The notes placed in the cracks of the Western Wall are cleared out twice a year: before Passover and before Rosh Hashanah.
“This year, more than any year in the past, we received tens of hundreds of thousands of notes that came from all over the world, that came from both Jews and non-Jews who could not get here to the Western Wall, because of the coronavirus,” said Rabbi Shmuel Rabinowitz, Rabbi of the Western Wall and the Holy Sites of Israel.
He said “the notes were ones of prayer that this plague would end and the plaza of the Western Wall would be as in the past, full of worshipers: people that come here to wail and pray at the site of the gates of heaven.”
South Africa’s Chief Justice Refuses To Back Down From Pro-Israel Comments
On Sunday (14th), the Chief Justice of South Africa reiterated that he will not back down from comments made previously in which he spoke of his “love” for Israel, and attacked his country’s antagonistic behavior toward the Jewish State.
On March 5, the South African Judicial Conduct Committee (JCC), which investigates complaints made against judges, conducted an investigation into Chief Justice Mogoeng Mogoeng’s pro-Israel statements which were said during an online conference in June 2020 where other speakers included South Africa’s Chief Rabbi Warren Goldstein.
The JCC ruled that Mogoeng was guilty of four counts of misconduct, and that he must publicly apologize for his pro-Israel beliefs.
During the talk with Rabbi Goldstein in which the judge spoke of his support for Israel, Mogoeng criticized South Africa’s government for its hypocrisy in continuing to have ties with the country’s former colonial rulers while maligning Israel and falsely accusing it of being an “apartheid state.”

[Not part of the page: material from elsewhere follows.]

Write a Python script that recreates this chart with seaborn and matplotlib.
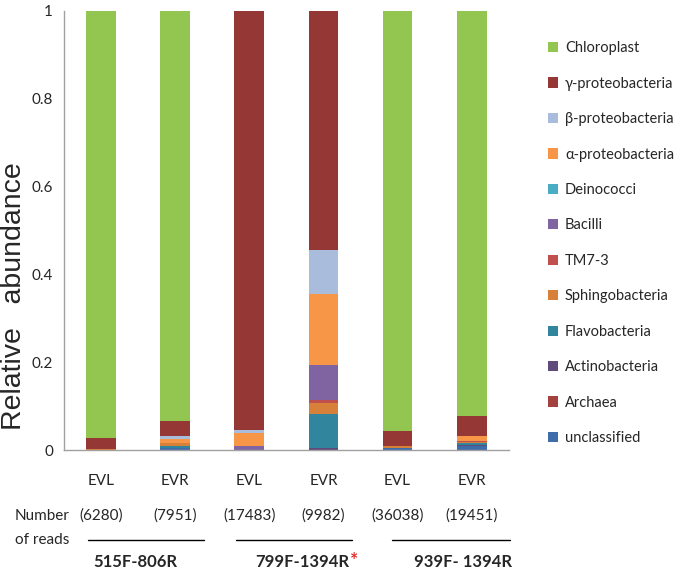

Mogoeng is appealing the ruling by the JCC. He said during a recent virtual Thanksgiving service that his statements, which also spoke of working for peace in the Middle East, did not contradict any South African government policies.
“If I get to the point where there is a judgment that says ‘Mogoeng you must say you hate Israel and the Jews,’ I would rather cease to be chief justice, than to do it. If I get to the point where they say ‘Mogoeng you must say you hate the Palestinians,’ I would rather cease to be chief justice than to do it, because my God has instructed me to love and not to hate,” he said.